ANALYSIS OF STRESS DISTRIBUTION IN THE VERTEBRAL BODIES USING FINITE ELEMENT ANALYSIS

Abstract

Introduction: Despite a very high fusion rate (90%) achievable by present techniques, the clinical success rate for curing back pain is in the range of 50%. We hypothesise that disc degeneration gives rise to abnormal stress patterns in the bone. Although the cages integrate fully, load is taken by the cage producing abnormal stress patterns in the vertebrae. Unless a near normal stress pattern in the vertebrae is established, pain may continue.

Method: A simple finite element model of a disc and its adjacent vertebral bodies was developed using ANSYSS software. The dimensions of the model were based on the human lumbar disc. The normal disc was modelled as a fluid with a bulk modulus of 1720 MPa. The degenerate disc was modelled as having the same material properties for the nucleus and the annulus. Fusion of the disc was modelled by replacing the nucleus with commonly used cages. In all the models, the material properties of the cancellous bone (E=100 MPa; v=0.3) and the cortical bone (E=12000 MPa; v=0.3) remained the same.
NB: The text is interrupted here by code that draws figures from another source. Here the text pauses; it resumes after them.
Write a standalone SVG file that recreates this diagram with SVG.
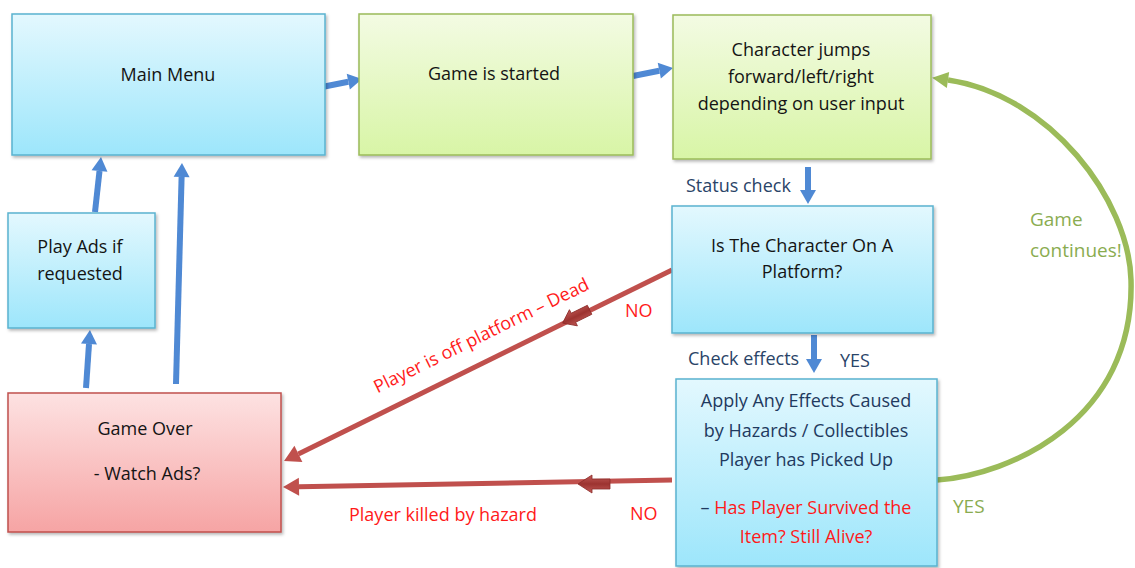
<svg xmlns="http://www.w3.org/2000/svg" width="1135" height="568" viewBox="0 0 1135 568">
<defs>
<linearGradient id="gBlue" x1="0" y1="0" x2="0" y2="1"><stop offset="0" stop-color="#e3f8fe"/><stop offset="1" stop-color="#9de6fb"/></linearGradient>
<linearGradient id="gGreen" x1="0" y1="0" x2="0" y2="1"><stop offset="0" stop-color="#f3fbe3"/><stop offset="1" stop-color="#d8f5a6"/></linearGradient>
<linearGradient id="gRed" x1="0" y1="0" x2="0" y2="1"><stop offset="0" stop-color="#fde2e2"/><stop offset="1" stop-color="#f6a4a4"/></linearGradient>
<linearGradient id="gMid" x1="0" y1="0" x2="0" y2="1"><stop offset="0" stop-color="#c25a57"/><stop offset="0.5" stop-color="#9c3330"/><stop offset="1" stop-color="#c25a57"/></linearGradient>
<filter id="sh" x="-5%" y="-5%" width="110%" height="115%"><feDropShadow dx="1.5" dy="2" stdDeviation="1.5" flood-color="#000" flood-opacity="0.28"/></filter>
<marker id="aBlue" markerUnits="userSpaceOnUse" markerWidth="20" markerHeight="20" refX="0" refY="0" viewBox="0 -10 16 20" orient="auto"><path d="M0,-8 L14,0 L0,8 z" fill="#4f89d4"/></marker>
<marker id="aRed" markerUnits="userSpaceOnUse" markerWidth="20" markerHeight="22" refX="0" refY="0" viewBox="0 -11 18 22" orient="auto"><path d="M0,-9 L16,0 L0,9 z" fill="#c0504d"/></marker>
<marker id="aGreen" markerUnits="userSpaceOnUse" markerWidth="20" markerHeight="22" refX="0" refY="0" viewBox="0 -11 18 22" orient="auto"><path d="M0,-8 L16,0 L0,8 z" fill="#9bbb59"/></marker>
</defs>
<style>
.nb{fill:url(#gBlue);stroke:#5ab3cf;stroke-width:1.5;filter:url(#sh)}
.ng{fill:url(#gGreen);stroke:#9bbb59;stroke-width:1.5;filter:url(#sh)}
.nr{fill:url(#gRed);stroke:#c0504d;stroke-width:1.5;filter:url(#sh)}
text{font-family:"Open Sans","Noto Sans",sans-serif;font-size:18px}
.t{fill:#141414;text-anchor:middle}
.tn{fill:#1f3a5f;text-anchor:middle}
.lb{fill:#2a4468}
.lr{fill:#ff1a1a}
.lg{fill:#8aac50;font-size:19px}
.cb{stroke:#4f89d4;stroke-width:6;fill:none;marker-end:url(#aBlue)}
.cr{stroke:#c0504d;stroke-width:5;fill:none;marker-end:url(#aRed)}
.cg{stroke:#9bbb59;stroke-width:5.5;fill:none;marker-end:url(#aGreen)}
</style>
<rect width="1135" height="568" fill="#ffffff"/>

<g id="connectors">
<line class="cb" x1="322" y1="87" x2="348.3" y2="81.7"/>
<line class="cb" x1="633" y1="76" x2="659.3" y2="70.7"/>
<line class="cb" x1="808" y1="167" x2="808" y2="190"/>
<line class="cb" x1="814" y1="335" x2="814" y2="359"/>
<line class="cb" x1="95" y1="212" x2="99.5" y2="171"/>
<line class="cb" x1="176" y1="384" x2="181.6" y2="177"/>
<line class="cb" x1="86" y1="388" x2="89" y2="344"/>
<line class="cr" x1="672" y1="270" x2="298.4" y2="453.9"/>
<line class="cr" x1="672" y1="480" x2="299" y2="486.7"/>
<path class="cg" d="M937,480 C1010,475 1135,420 1131,280 C1129,200 1050,95 948,80"/>
<g transform="translate(577,316) rotate(-26.2)">
<path d="M-16,0 L-4,-9 L-4,-5 L14,-5 L14,5 L-4,5 L-4,9 z" fill="url(#gMid)" stroke="#8c2b28" stroke-width="0.8"/>
</g>
<path d="M578,484 L592,475 L592,479 L610,479 L610,489 L592,489 L592,493 z" fill="url(#gMid)" stroke="#8c2b28" stroke-width="0.8"/>
<text class="lb" x="686" y="192">Status check</text>
<text class="lb" x="688" y="365">Check effects</text>
<text class="lb" x="840" y="367">YES</text>
<text class="lg" x="1030" y="226">Game</text>
<text class="lg" x="1030" y="257">continues!</text>
<text class="lg" x="953" y="513">YES</text>
<text class="lr" x="625" y="317">NO</text>
<text class="lr" x="630" y="520">NO</text>
<text class="lr" x="443" y="521" text-anchor="middle">Player killed by hazard</text>
<text class="lr" x="0" y="0" text-anchor="middle" transform="translate(484,341) rotate(-26.2)">Player is off platform – Dead</text>
</g>

<g id="main-menu">
<rect class="nb" x="12" y="14" width="313" height="141"/>
<text class="t" x="168" y="81">Main Menu</text>
</g>
<g id="game-started">
<rect class="ng" x="359" y="14" width="274" height="141"/>
<text class="t" x="494" y="80">Game is started</text>
</g>
<g id="character-jumps">
<rect class="ng" x="673" y="15" width="258" height="144"/>
<text class="t" x="801" y="56">Character jumps</text>
<text class="t" x="801" y="83">forward/left/right</text>
<text class="t" x="801" y="110">depending on user input</text>
</g>
<g id="on-platform">
<rect class="nb" x="672" y="206" width="261" height="127"/>
<text class="t" x="802" y="252">Is The Character On A</text>
<text class="t" x="802" y="278">Platform?</text>
</g>
<g id="apply-effects">
<rect class="nb" x="676" y="379" width="261" height="187"/>
<text class="tn" x="806" y="407">Apply Any Effects Caused</text>
<text class="tn" x="806" y="437">by Hazards / Collectibles</text>
<text class="tn" x="806" y="466">Player has Picked Up</text>
<text class="tn" x="806" y="514">– <tspan fill="#ff1a1a">Has Player Survived the</tspan></text>
<text class="tn" x="806" y="543" style="fill:#ff1a1a">Item? Still Alive?</text>
</g>
<g id="play-ads">
<rect class="nb" x="8" y="213" width="147" height="115"/>
<text class="t" x="80" y="253">Play Ads if</text>
<text class="t" x="80" y="280">requested</text>
</g>
<g id="game-over">
<rect class="nr" x="8" y="393" width="273" height="139"/>
<text class="t" x="145" y="435">Game Over</text>
<text class="t" x="147" y="480">- Watch Ads?</text>
</g>
</svg>
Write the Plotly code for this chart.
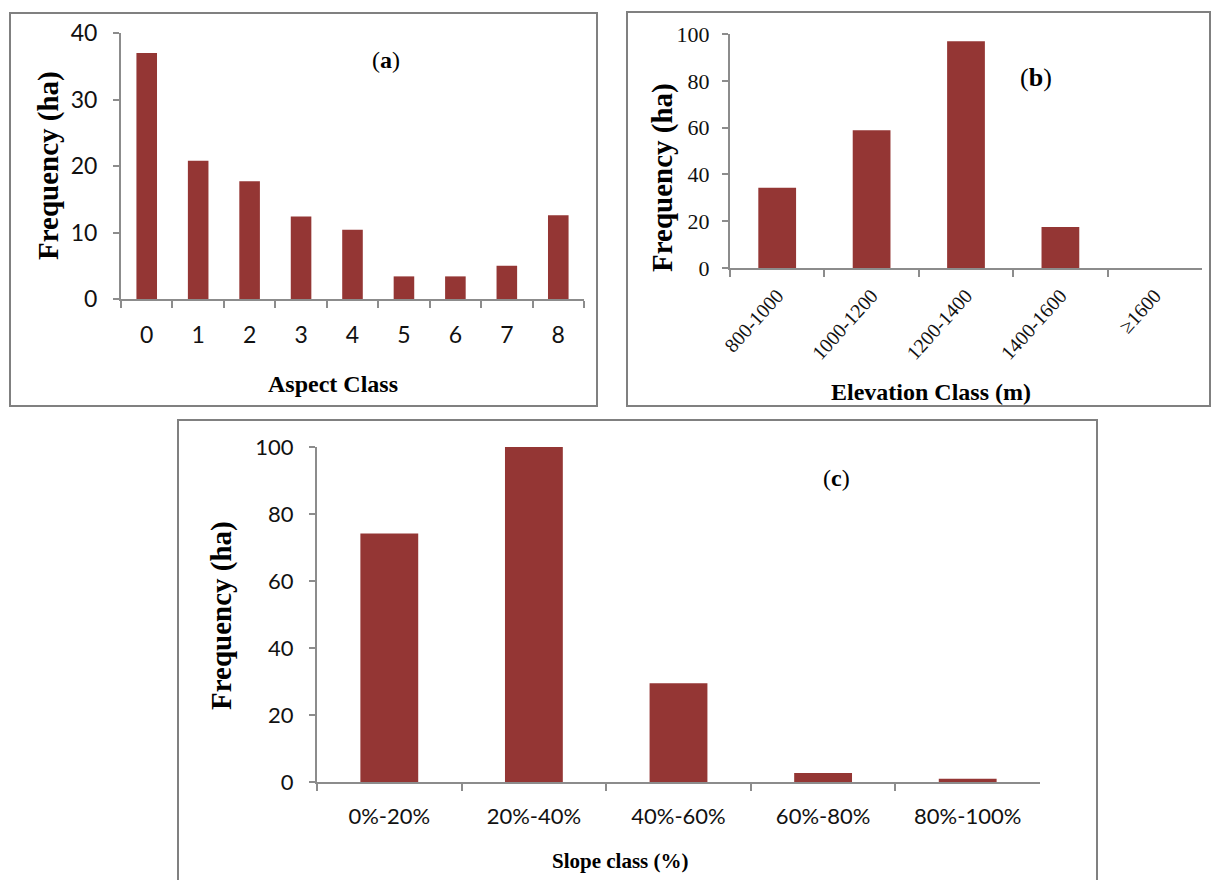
import plotly.graph_objects as go

W, H = 1215, 880

# Panel (a): aspect classes
aspect_classes = ["0", "1", "2", "3", "4", "5", "6", "7", "8"]
aspect_freq = [37.0, 20.8, 17.7, 12.4, 10.4, 3.4, 3.4, 5.0, 12.6]
aspect_ticks = [0, 10, 20, 30, 40]

# Panel (b): elevation classes
elev_classes = ["800-1000", "1000-1200", "1200-1400", "1400-1600", "≥1600"]
elev_freq = [34.3, 58.9, 96.9, 17.5, 0.0]
elev_ticks = [0, 20, 40, 60, 80, 100]

# Panel (c): slope classes
slope_classes = ["0%-20%", "20%-40%", "40%-60%", "60%-80%", "80%-100%"]
slope_freq = [74.2, 100.0, 29.5, 2.7, 1.0]
slope_ticks = [0, 20, 40, 60, 80, 100]

BAR = "#943634"
AXC = "#8c8c8c"
BORDER = "#808080"
SERIF = "Liberation Serif, Times New Roman, serif"
SANS = "Lato, Carlito, Calibri, sans-serif"


def fx(px):
    return px / W


def fy(py):
    return 1 - py / H


fig = go.Figure()
fig.add_trace(go.Bar(x=aspect_classes, y=aspect_freq, marker_color=BAR,
                     marker_line_width=0, xaxis="x", yaxis="y"))
fig.add_trace(go.Bar(x=elev_classes, y=elev_freq, marker_color=BAR,
                     marker_line_width=0, xaxis="x2", yaxis="y2"))
fig.add_trace(go.Bar(x=slope_classes, y=slope_freq, marker_color=BAR,
                     marker_line_width=0, xaxis="x3", yaxis="y3"))


def xax(domain, anchor, font, angle=0, standoff=10):
    return dict(domain=domain, anchor=anchor, type="category",
                tickson="boundaries", ticks="outside", ticklen=7,
                tickcolor=AXC, tickwidth=2, showline=True, linecolor=AXC,
                linewidth=2, showgrid=False, zeroline=False,
                tickfont=font, tickangle=angle, ticklabelstandoff=standoff,
                automargin=False, fixedrange=True)


def yax(domain, anchor, rng, tickvals, font, standoff=10):
    return dict(domain=domain, anchor=anchor, range=rng, tickvals=tickvals,
                ticks="outside", ticklen=6, tickcolor=AXC, tickwidth=2,
                showline=True, linecolor=AXC, linewidth=2, showgrid=False,
                zeroline=False, tickfont=font, ticklabelstandoff=standoff,
                automargin=False, fixedrange=True)


fig.update_layout(
    width=W, height=H, margin=dict(l=0, r=0, t=0, b=0, pad=0),
    paper_bgcolor="white", plot_bgcolor="white", showlegend=False,
    bargap=0.6,
    xaxis=xax([fx(121), fx(584)], "y", dict(family=SANS, size=23, color="#111"),
              standoff=14),
    yaxis=yax([fy(299), fy(33)], "x", [0, 40], aspect_ticks,
              dict(family=SANS, size=23, color="#111"), standoff=11),
    xaxis2=xax([fx(730), fx(1202)], "y2", dict(family=SERIF, size=20, color="#111"),
               angle=-48, standoff=6),
    yaxis2=yax([fy(268), fy(34)], "x2", [0, 100], elev_ticks,
               dict(family=SERIF, size=22, color="#111"), standoff=8),
    xaxis3=xax([fx(317), fx(1040)], "y3", dict(family=SANS, size=22, color="#111"),
               standoff=14),
    yaxis3=yax([fy(782), fy(447)], "x3", [0, 100], slope_ticks,
               dict(family=SANS, size=22, color="#111"), standoff=11),
)

# Panel frames
for x0, x1, y0, y1 in [(10, 597, 13, 406), (627, 1210, 12, 406), (178, 1097, 420, 886)]:
    fig.add_shape(type="rect", xref="paper", yref="paper",
                  x0=fx(x0), x1=fx(x1), y0=fy(y1), y1=fy(y0),
                  line=dict(color=BORDER, width=2), fillcolor="rgba(0,0,0,0)")


def label(text, px, py, size, angle=0):
    fig.add_annotation(text=text, x=fx(px), y=fy(py), xref="paper", yref="paper",
                       showarrow=False, textangle=angle,
                       font=dict(family=SERIF, size=size, color="#000"),
                       xanchor="center", yanchor="middle")


# Axis titles and panel letters
label("<b>Frequency (ha)</b>", 49, 166, 29, angle=-90)
label("<b>Aspect Class</b>", 333, 384, 24)
label("(<b>a</b>)", 386, 60, 24)

label("<b>Frequency (ha)</b>", 662, 178, 29, angle=-90)
label("<b>Elevation Class (m)</b>", 931, 392, 24)
label("(<b>b</b>)", 1036, 78, 26)

label("<b>Frequency (ha)</b>", 221, 615, 29, angle=-90)
label("<b>Slope class (%)</b>", 620, 861, 21)
label("(<b>c</b>)", 836, 478, 24)

fig.write_html("out.html")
The model was loaded axially with 1.5 kN.

Results: The vertical and horizontal stress patterns around a loaded degenerate disc showed areas of increased loading in the endplate and the cancellous bone confirming the authors’ previous work using load transducers. The introduction of the cages in the model changed the stress distribution – they caused an increase in the compressive stresses in the cancellous bone, and a high concentration of tensile and compressive stresses at the point of contact with the cages.

Conclusion: This study has shown that fusion cages alter the pattern of stress distribution in the adjacent vertebral bodies similar to that of a degenerate disc. It supports the concept that abnormal weight transfer is a more significant cause of back pain as compared to abnormal mobility.